Although it’s been more than a month since I picked up my 2-year-old roots and left Taipei, I can’t help but reminisce the rare beautiful days in the city when it wasn’t raining, too hot or too cold. On those days, it’s like the normally gloomy city turns into utopia, where everyone suddenly starts riding bikes without hurry, strolling on sidewalks, and spending time at parks. It seemed impossible to be unhappy on the rare perfect days like those.
During my last week in Taipei, these perfect days were strangely frequent. It was like the perfect farewell to the city I had made into a home and built everlasting bridges.

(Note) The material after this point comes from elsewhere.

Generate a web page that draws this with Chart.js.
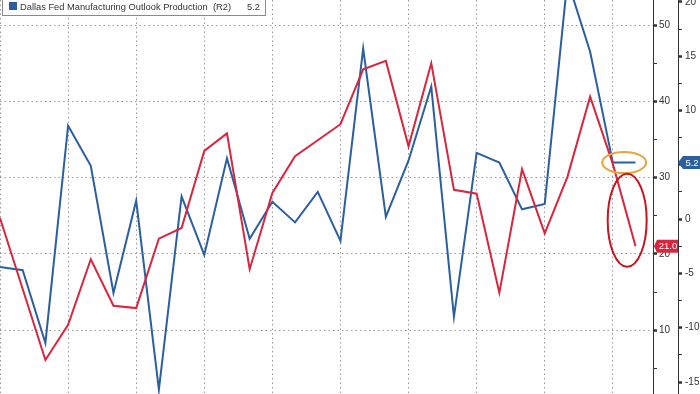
<!DOCTYPE html>
<html>
<head>
<meta charset="utf-8">
<script src="https://cdn.jsdelivr.net/npm/chart.js@4.4.1/dist/chart.umd.min.js"></script>
<style>
   html, body { margin:0; padding:0; background:#fff; }
   #wrap { width:700px; height:394px; }
</style>
</head>
<body>
<div id="wrap"><canvas id="chart" width="700" height="394"></canvas></div>
<script>
// monthly periods, only every 3rd gets a vertical grid line
const periods = ['P1','P2','P3','P4','P5','P6','P7','P8','P9','P10','P11','P12','P13','P14','P15',
   'P16','P17','P18','P19','P20','P21','P22','P23','P24','P25','P26','P27','P28','P29'];

// Dallas Fed Manufacturing Outlook Production (R2) - blue
const productionValues = [-4.4, -4.7, -11.4, 8.6, 4.9, -6.8, 1.7, -15.7, 2.1, -3.3, 5.6, -1.8, 1.6, -0.3, 2.5,
   -2.0, 15.7, 0.2, 5.4, 12.2, -9.0, 6.1, 5.2, 0.9, 1.4, 22.0, 15.4, 5.2, 5.2];

// left series (L1) - red
const leftValues = [24.7, 15.4, 6.1, 10.7, 19.3, 13.2, 12.9, 22.0, 23.4, 33.5, 35.8, 18.0, 28.0, 32.8, 34.9,
   37.0, 44.2, 45.3, 34.1, 45.0, 28.4, 27.9, 14.9, 31.1, 22.7, 30.1, 40.6, 31.8, 21.0];

const leftTicks = [10, 20, 30, 40, 50];
const rightTicks = [-15, -10, -5, 0, 5, 10, 15, 20];

const BLUE = '#2c5f9e';
const RED = '#d7263d';
const TEXT = '#333';

Chart.defaults.font.family = "'Liberation Sans', Arial, sans-serif";
Chart.defaults.font.size = 10;
Chart.defaults.color = TEXT;

function withMinors(majors){
   //add a small tick half way between each pair of labelled ticks
   let all = [];
   let step = majors[1] - majors[0];
   all.push(majors[0] - step / 2);
   majors.forEach((v) => {
      all.push(v);
      all.push(v + step / 2);
   });
   return all.sort((a, b) => a - b);
}

function isMajor(list, value){
   return list.includes(value);
}

const overlay = {
   id: 'overlay',
   afterDatasetsDraw(chart){
      // hand drawn rings round the last readings
      let ctx = chart.ctx;
      let x = chart.scales.x;
      let last = periods.length - 1;
      let bx = (x.getPixelForValue(last - 1) + x.getPixelForValue(last)) / 2;
      let by = chart.scales.y2.getPixelForValue(productionValues[last]);
      let ry = chart.scales.y.getPixelForValue(leftValues[last]);

      ctx.save();
      ctx.lineWidth = 2;
      ctx.strokeStyle = '#e9a53c';
      ctx.beginPath();
      ctx.ellipse(bx, by, 22, 10.5, 0, 0, Math.PI * 2);
      ctx.stroke();

      ctx.strokeStyle = '#c3161f';
      ctx.beginPath();
      ctx.ellipse(bx + 3, ry - 26, 19.5, 46.5, 0, 0, Math.PI * 2);
      ctx.stroke();
      ctx.restore();
   },
   afterDraw(chart){
      let ctx = chart.ctx;
      let last = periods.length - 1;
      let yL = chart.scales.y;
      let yR = chart.scales.y2;

      function drawTag(tipX, boxLeft, boxRight, y, fill, text){
         let h = 13;
         ctx.fillStyle = fill;
         ctx.beginPath();
         ctx.moveTo(tipX, y);
         ctx.lineTo(boxLeft, y - h / 2);
         ctx.lineTo(boxRight, y - h / 2);
         ctx.lineTo(boxRight, y + h / 2);
         ctx.lineTo(boxLeft, y + h / 2);
         ctx.closePath();
         ctx.fill();
         ctx.fillStyle = '#fff';
         ctx.font = "9.5px 'Liberation Sans', Arial, sans-serif";
         ctx.textAlign = 'center';
         ctx.textBaseline = 'middle';
         ctx.fillText(text, (boxLeft + boxRight) / 2 + 0.5, y + 0.5);
      }

      ctx.save();
      drawTag(yL.left + 1, yL.left + 4, yL.right, yL.getPixelForValue(leftValues[last]), RED, leftValues[last].toFixed(1));
      drawTag(yR.left, yR.left + 5, yR.right, yR.getPixelForValue(productionValues[last]), BLUE, productionValues[last].toFixed(1));

      // legend box, top row sits above the picture
      ctx.fillStyle = '#fff';
      ctx.strokeStyle = '#8a8a8a';
      ctx.lineWidth = 1;
      ctx.fillRect(2.5, -8, 263, 23.5);
      ctx.strokeRect(2.5, -8, 263, 23.5);
      ctx.fillStyle = BLUE;
      ctx.fillRect(9, 2, 8, 8);
      ctx.fillStyle = TEXT;
      ctx.font = "9.3px 'Liberation Sans', Arial, sans-serif";
      ctx.textAlign = 'left';
      ctx.textBaseline = 'middle';
      ctx.fillText('Dallas Fed Manufacturing Outlook Production', 20, 7);
      ctx.fillText('(R2)', 213, 7);
      ctx.textAlign = 'right';
      ctx.fillText(productionValues[last].toFixed(1), 260, 7);
      ctx.restore();
   }
};

const leftAll = withMinors(leftTicks);
const rightAll = withMinors(rightTicks);

new Chart(document.getElementById('chart'), {
   type: 'line',
   data: {
      datasets: [{
         label: 'Dallas Fed Manufacturing Outlook Production (R2)',
         data: productionValues.map((v, i) => ({x: i, y: v})),
         yAxisID: 'y2',
         borderColor: BLUE,
         borderWidth: 2,
         pointRadius: 0,
         tension: 0,
         order: 1
      }, {
         label: 'L1',
         data: leftValues.map((v, i) => ({x: i, y: v})),
         yAxisID: 'y',
         borderColor: RED,
         borderWidth: 2,
         pointRadius: 0,
         tension: 0,
         order: 0
      }]
   },
   options: {
      responsive: false,
      animation: false,
      devicePixelRatio: 1,
      layout: { padding: 0 },
      plugins: { legend: { display: false }, tooltip: { enabled: false } },
      scales: {
         x: {
            type: 'linear',
            min: 0,
            max: periods.length - 1 + 0.77,
            afterBuildTicks: (scale) => {
               scale.ticks = periods.map((p, i) => i).filter((i) => i % 3 === 0).map((v) => ({value: v}));
            },
            afterFit: (scale) => {
               scale.height = 0;
               scale.paddingLeft = 0;
               scale.paddingRight = 0;
            },
            ticks: { display: false },
            grid: { color: '#999', lineWidth: 1, drawTicks: false },
            border: { display: false, dash: [1.5, 3] }
         },
         y: {
            position: 'right',
            weight: 0,
            min: 1.64,
            max: 53.28,
            afterBuildTicks: (scale) => {
               scale.ticks = leftAll.map((v) => ({value: v}));
            },
            afterFit: (scale) => {
               scale.width = 25;
               scale.paddingTop = 0;
               scale.paddingBottom = 0;
            },
            ticks: {
               autoSkip: false,
               padding: 2,
               color: TEXT,
               callback: (v) => isMajor(leftTicks, v) ? String(v) : ''
            },
            grid: {
               color: (ctx) => ctx.tick && isMajor(leftTicks, ctx.tick.value) ? '#999' : 'rgba(0,0,0,0)',
               tickColor: '#333',
               tickLength: 4,
               tickWidth: (ctx) => ctx.tick && isMajor(leftTicks, ctx.tick.value) ? 2.5 : 1
            },
            border: { display: true, color: '#333', width: 1, dash: [1.5, 3] }
         },
         y2: {
            position: 'right',
            weight: 1,
            min: -16.1,
            max: 20.17,
            afterBuildTicks: (scale) => {
               scale.ticks = rightAll.filter((v) => v >= -16.1 && v <= 20.17).map((v) => ({value: v}));
            },
            afterFit: (scale) => {
               scale.width = 22;
               scale.paddingTop = 0;
               scale.paddingBottom = 0;
            },
            ticks: {
               autoSkip: false,
               padding: 3,
               color: TEXT,
               callback: (v) => isMajor(rightTicks, v) ? String(v) : ''
            },
            grid: {
               drawOnChartArea: false,
               tickColor: '#333',
               tickLength: 4,
               tickWidth: (ctx) => ctx.tick && isMajor(rightTicks, ctx.tick.value) ? 2.5 : 1
            },
            border: { display: true, color: '#333', width: 1 }
         }
      }
   },
   plugins: [overlay]
});
</script>
</body>
</html>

As I’ve begun checking off my bucket list, the past month has already felt like a year. I’ve hiked beautiful trails, experienced Taiwan’s most extreme tropical party, volunteered on a farm in Japan, shamelessly fed my fetish for abandoned buildings, got my PADI and scuba dived in the best seas of the country, revisited and discovered amazing spots on this island. I can’t imagine what else there is in store — with plans to soon go on a road trip, visit Europe, Thailand, and more.
But as sit here on my first “day off” from my new adventure, I’m taken back to who I was on those sunny, perfect Taipei days. I’m taken back to picnicking at Daan Park with my friends as we drank wine and snacked. I go back to hiking the Elephant Mountain before work, because it was just that easy and fast to get to. I think about hearing my downstairs neighbors playing guitar in the morning, and waking up to that old neighbor hacking up his phlegm. I’m taken back to when I peered off our patio in our old apartment, seeing the lazy neighborhood cats sleeping on hoods by the park.

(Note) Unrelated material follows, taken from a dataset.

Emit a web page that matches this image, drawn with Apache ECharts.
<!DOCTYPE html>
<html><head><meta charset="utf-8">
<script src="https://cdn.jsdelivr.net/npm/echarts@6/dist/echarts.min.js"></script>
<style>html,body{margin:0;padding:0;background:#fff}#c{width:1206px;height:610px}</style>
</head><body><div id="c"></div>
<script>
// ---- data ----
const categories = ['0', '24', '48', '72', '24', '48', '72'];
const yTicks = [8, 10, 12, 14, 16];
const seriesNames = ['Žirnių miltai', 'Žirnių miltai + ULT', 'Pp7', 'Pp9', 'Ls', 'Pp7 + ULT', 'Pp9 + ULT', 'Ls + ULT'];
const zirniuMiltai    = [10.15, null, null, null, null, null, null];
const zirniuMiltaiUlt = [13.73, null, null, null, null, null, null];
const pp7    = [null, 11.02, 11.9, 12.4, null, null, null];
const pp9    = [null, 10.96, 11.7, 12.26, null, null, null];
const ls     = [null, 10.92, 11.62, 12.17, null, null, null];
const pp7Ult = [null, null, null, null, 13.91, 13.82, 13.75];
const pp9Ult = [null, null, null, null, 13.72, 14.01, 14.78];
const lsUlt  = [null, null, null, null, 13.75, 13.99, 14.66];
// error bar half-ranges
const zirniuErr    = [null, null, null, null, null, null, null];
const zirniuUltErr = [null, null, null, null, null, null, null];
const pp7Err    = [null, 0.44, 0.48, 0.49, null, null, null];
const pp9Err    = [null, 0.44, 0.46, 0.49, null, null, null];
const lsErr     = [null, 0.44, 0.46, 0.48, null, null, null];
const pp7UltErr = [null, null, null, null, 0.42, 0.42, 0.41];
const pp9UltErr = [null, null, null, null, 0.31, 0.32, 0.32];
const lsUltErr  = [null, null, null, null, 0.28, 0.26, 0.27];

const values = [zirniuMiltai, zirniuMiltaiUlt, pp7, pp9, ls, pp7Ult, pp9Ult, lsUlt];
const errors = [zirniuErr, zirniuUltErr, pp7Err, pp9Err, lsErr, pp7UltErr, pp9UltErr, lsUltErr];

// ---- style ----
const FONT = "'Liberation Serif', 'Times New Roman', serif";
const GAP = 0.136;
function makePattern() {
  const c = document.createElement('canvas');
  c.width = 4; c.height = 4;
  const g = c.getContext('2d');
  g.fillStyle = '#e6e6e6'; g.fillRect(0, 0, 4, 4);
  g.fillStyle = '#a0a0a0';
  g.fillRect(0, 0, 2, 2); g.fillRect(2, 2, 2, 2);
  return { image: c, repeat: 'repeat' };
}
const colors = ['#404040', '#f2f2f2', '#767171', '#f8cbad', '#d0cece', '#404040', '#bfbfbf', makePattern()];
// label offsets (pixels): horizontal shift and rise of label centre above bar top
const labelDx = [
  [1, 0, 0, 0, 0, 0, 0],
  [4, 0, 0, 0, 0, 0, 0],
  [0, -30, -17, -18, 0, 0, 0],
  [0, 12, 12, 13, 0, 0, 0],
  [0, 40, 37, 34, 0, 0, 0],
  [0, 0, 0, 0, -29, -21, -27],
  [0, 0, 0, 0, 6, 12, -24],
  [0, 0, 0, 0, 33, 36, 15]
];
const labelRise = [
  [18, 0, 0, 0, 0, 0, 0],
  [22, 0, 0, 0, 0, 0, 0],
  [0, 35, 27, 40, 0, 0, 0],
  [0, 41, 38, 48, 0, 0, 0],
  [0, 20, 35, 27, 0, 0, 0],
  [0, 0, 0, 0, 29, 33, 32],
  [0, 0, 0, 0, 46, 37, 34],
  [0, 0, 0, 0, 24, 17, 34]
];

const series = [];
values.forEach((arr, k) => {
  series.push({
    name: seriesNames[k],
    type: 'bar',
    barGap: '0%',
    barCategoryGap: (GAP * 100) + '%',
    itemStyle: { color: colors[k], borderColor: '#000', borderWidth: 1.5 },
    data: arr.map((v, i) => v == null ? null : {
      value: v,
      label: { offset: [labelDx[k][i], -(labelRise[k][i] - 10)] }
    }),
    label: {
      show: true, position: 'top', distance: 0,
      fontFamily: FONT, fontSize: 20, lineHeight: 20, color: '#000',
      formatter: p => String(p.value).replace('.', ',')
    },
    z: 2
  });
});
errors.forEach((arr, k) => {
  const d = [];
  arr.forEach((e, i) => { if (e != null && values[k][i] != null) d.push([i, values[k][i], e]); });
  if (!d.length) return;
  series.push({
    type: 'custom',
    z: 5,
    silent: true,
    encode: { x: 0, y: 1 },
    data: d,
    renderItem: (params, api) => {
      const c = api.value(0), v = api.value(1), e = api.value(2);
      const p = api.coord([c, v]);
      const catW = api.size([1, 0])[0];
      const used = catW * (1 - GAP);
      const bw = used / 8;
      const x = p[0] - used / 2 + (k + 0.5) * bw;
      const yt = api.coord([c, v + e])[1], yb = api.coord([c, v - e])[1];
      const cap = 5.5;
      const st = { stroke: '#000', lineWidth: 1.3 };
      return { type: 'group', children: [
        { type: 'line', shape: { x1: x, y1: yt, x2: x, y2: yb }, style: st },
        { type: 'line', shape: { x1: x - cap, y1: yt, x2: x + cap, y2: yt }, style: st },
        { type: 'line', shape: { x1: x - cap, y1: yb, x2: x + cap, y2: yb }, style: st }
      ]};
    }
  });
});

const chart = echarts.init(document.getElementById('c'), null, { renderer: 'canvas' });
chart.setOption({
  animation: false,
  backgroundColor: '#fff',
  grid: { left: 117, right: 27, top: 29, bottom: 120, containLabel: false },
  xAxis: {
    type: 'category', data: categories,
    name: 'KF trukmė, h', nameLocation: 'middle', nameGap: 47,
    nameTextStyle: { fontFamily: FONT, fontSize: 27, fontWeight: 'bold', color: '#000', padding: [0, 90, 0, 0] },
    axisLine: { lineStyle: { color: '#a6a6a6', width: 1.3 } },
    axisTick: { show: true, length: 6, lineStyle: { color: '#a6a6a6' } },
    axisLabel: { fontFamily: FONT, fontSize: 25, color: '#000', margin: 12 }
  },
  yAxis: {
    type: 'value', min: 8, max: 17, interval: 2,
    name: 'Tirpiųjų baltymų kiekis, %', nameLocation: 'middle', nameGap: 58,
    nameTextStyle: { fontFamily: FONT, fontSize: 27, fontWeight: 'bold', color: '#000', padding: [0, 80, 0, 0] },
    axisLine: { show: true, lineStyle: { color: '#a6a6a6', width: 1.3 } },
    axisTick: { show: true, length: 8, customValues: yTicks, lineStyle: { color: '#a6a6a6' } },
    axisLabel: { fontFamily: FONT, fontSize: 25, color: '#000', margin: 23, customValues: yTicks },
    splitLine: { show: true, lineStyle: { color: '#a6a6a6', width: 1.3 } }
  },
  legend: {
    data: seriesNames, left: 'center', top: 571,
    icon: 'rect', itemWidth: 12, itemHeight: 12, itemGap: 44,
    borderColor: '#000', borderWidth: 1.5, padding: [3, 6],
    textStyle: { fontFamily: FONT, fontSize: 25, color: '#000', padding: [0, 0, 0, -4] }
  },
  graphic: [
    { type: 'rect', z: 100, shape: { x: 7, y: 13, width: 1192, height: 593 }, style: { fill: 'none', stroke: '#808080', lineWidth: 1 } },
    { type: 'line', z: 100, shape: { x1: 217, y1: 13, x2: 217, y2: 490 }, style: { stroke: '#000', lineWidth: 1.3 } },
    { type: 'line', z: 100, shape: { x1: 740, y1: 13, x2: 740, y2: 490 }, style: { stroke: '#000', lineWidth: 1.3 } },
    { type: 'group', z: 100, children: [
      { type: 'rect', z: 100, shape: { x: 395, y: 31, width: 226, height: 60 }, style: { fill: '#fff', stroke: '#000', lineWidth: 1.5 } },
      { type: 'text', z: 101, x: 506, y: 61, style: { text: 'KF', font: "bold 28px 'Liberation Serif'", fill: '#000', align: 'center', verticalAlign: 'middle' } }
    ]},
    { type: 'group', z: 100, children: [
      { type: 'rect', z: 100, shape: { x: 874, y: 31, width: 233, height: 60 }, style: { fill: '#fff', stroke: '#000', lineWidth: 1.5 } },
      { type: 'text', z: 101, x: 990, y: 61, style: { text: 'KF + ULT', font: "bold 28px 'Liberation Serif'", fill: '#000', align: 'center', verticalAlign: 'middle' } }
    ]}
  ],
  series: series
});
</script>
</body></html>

It’s always bittersweet to leave a city and start new. Leaving your comfort zone is the best way to realize what you want, and to know for sure what you don’t want to do in life. As my journey continues, I am blessed that I have the resources, my family’s support, and my savings to embark on a seed that’s been itching inside of me from the moment I stabilized.
Thank you, Taipei, for being such a safe and wonderful city, and for being the launching pad for a woman who can’t keep her feet on the ground for too long.